Sure, you live a town with rampant poverty and no job prospects. But have you checked out our new NFT's of food?

I understand why this idea is so attractive to venture capitalists. It's a new world of selling opportunities and with the ability to follow your customers online, the upside is nearly unlimited. Which is likely the primary reason why Roundhill Investments has already rolled out the Ball Metaverse EFT, which hopes to cash in on the future opportunities provided by the Metaverse:

The Ball Metaverse Index is the first index globally designed to track the performance of the Metaverse. The Index consists of a tiered weight portfolio of globally-listed companies who are actively involved in the Metaverse. 

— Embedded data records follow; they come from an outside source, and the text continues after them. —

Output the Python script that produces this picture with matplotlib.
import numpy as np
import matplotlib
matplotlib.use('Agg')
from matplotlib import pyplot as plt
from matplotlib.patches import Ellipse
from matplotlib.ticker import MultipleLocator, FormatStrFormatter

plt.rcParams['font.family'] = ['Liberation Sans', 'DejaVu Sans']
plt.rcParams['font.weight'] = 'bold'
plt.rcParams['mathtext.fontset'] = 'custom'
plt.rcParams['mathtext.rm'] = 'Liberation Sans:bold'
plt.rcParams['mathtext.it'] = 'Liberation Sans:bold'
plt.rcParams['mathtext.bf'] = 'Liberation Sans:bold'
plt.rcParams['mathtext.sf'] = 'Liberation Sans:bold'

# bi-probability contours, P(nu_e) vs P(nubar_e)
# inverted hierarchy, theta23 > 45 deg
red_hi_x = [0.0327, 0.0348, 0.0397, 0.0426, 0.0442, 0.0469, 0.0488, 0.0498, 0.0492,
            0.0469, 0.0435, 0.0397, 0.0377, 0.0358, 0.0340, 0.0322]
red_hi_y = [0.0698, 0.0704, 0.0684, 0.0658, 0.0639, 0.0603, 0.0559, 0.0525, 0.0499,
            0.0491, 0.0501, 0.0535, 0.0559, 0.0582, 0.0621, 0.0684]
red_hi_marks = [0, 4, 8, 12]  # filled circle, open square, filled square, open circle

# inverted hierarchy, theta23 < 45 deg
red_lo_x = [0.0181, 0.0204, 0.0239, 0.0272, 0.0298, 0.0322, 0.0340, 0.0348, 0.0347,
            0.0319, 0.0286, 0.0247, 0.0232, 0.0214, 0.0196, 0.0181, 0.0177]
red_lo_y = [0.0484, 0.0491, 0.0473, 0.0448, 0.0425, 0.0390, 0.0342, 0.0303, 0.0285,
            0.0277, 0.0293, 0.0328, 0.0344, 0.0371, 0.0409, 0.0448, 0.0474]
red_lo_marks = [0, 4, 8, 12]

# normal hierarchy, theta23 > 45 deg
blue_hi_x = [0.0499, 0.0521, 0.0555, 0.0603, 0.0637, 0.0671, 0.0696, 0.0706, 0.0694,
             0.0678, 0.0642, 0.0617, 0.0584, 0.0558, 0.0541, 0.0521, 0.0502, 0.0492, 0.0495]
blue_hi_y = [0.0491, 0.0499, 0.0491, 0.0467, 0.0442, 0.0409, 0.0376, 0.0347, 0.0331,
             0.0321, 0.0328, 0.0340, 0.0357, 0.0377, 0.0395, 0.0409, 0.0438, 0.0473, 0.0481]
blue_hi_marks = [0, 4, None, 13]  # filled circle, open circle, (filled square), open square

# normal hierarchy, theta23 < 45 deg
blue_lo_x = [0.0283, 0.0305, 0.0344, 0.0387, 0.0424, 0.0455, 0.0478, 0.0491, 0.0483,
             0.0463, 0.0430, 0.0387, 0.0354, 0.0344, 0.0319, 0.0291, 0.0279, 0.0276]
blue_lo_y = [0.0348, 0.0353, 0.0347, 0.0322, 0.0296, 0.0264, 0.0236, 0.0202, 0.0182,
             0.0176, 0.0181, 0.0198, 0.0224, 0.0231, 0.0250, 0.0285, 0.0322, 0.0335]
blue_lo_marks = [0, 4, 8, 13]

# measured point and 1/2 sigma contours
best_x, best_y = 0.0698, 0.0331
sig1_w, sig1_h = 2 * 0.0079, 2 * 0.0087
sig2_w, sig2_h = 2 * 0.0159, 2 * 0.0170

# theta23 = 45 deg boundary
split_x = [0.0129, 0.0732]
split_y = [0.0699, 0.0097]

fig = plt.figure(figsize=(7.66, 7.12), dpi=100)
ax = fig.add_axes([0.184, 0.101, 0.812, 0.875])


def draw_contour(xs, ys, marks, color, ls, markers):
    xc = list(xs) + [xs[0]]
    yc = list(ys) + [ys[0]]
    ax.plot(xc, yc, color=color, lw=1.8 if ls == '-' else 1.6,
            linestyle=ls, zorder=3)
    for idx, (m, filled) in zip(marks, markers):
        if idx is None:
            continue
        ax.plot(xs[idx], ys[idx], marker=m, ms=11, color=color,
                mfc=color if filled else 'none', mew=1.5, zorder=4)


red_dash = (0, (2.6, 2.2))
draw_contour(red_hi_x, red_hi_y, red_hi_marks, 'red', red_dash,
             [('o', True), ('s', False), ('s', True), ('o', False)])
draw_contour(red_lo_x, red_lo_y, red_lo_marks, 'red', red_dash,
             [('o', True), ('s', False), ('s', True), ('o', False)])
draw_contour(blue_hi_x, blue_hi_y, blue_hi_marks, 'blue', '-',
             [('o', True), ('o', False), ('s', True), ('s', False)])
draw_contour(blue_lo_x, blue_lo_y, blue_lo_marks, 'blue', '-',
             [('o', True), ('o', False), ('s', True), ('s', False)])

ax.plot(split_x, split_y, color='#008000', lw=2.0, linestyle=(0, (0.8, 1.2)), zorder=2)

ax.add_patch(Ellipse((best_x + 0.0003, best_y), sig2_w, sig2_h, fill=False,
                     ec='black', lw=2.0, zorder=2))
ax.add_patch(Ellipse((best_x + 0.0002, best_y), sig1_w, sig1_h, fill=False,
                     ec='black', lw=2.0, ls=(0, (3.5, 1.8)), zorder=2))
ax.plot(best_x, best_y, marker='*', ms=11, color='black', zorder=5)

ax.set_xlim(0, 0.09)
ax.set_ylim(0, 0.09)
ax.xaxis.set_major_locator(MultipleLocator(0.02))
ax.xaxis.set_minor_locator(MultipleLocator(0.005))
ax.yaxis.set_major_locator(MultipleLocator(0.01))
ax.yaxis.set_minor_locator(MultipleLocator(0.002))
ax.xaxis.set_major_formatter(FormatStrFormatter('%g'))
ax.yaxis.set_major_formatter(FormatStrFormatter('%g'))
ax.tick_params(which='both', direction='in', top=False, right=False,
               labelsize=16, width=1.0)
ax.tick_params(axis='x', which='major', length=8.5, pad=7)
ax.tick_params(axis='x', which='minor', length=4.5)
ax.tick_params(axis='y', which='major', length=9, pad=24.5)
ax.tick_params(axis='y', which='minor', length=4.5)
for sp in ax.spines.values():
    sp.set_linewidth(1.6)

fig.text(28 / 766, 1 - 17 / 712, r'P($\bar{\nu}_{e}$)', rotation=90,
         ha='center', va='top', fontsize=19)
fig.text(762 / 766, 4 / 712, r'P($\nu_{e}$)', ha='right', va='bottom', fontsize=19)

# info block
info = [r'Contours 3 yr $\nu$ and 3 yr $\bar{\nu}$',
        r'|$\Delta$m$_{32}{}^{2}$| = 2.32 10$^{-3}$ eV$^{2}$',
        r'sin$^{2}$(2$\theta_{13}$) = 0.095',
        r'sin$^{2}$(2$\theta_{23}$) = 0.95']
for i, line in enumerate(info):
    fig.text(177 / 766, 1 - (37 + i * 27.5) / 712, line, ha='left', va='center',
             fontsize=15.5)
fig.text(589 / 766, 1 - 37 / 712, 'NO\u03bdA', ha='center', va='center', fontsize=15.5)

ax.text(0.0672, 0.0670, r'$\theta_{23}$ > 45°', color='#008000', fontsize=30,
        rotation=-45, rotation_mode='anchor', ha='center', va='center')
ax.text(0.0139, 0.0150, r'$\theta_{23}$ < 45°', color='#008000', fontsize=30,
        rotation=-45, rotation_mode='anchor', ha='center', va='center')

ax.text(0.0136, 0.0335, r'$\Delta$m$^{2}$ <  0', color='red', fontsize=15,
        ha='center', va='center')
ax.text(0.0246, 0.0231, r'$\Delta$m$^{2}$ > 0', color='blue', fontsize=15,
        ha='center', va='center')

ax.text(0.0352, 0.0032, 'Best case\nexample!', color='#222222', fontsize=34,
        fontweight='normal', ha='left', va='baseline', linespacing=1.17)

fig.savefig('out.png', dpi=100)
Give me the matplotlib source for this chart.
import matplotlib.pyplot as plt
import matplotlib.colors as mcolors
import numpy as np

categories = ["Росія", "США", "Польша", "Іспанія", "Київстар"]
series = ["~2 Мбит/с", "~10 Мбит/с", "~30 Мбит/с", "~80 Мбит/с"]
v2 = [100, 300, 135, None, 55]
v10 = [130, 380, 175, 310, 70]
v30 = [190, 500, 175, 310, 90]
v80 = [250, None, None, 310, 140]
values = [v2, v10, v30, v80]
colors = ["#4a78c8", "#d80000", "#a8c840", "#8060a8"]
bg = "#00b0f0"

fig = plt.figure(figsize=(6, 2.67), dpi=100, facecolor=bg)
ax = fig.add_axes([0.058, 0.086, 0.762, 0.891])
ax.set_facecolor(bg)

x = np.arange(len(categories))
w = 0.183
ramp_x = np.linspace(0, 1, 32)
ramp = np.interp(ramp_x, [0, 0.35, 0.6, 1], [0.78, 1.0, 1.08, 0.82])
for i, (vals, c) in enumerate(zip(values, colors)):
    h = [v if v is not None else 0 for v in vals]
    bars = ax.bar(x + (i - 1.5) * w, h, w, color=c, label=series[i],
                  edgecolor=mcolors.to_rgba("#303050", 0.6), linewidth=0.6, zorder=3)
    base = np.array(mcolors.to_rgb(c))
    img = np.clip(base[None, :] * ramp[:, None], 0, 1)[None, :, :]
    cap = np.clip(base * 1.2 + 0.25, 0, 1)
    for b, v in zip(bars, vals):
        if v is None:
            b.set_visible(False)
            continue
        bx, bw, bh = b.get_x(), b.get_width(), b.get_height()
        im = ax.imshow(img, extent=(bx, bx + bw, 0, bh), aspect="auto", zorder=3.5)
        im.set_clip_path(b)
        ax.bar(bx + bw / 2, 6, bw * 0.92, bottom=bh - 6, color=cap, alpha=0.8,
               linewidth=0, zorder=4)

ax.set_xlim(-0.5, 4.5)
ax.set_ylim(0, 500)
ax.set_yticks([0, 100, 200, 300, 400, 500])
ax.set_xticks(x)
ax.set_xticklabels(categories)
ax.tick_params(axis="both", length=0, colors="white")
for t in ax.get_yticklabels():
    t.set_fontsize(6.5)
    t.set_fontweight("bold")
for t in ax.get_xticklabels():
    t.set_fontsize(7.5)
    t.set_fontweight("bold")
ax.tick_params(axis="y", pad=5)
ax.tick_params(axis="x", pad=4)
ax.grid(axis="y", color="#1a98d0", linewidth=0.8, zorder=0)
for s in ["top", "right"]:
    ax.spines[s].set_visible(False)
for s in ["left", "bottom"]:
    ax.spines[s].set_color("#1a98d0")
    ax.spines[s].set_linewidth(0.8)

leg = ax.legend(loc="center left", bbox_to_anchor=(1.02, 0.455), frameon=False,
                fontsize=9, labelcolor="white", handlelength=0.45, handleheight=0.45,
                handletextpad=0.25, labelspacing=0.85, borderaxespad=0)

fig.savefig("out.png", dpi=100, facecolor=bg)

Is that the world most customers want? I suspect if you asked them, they would prefer to balance convenience with privacy. And that's really the first question that should be addressed in any meeting that involves the Metaverse: what is best for our customers? Because whether it is a streaming service or digital goods, if you approach the problem from a customer-first direction, you will almost always come out ahead financially.

I fear that instead this Metaverse idea is just going to prove to feel more like social media on crack. A more intense, more irrational and harder to police version of the digital hellscape we often inhabit now.

On the upside....with cool graphics! And collectible digital clothes!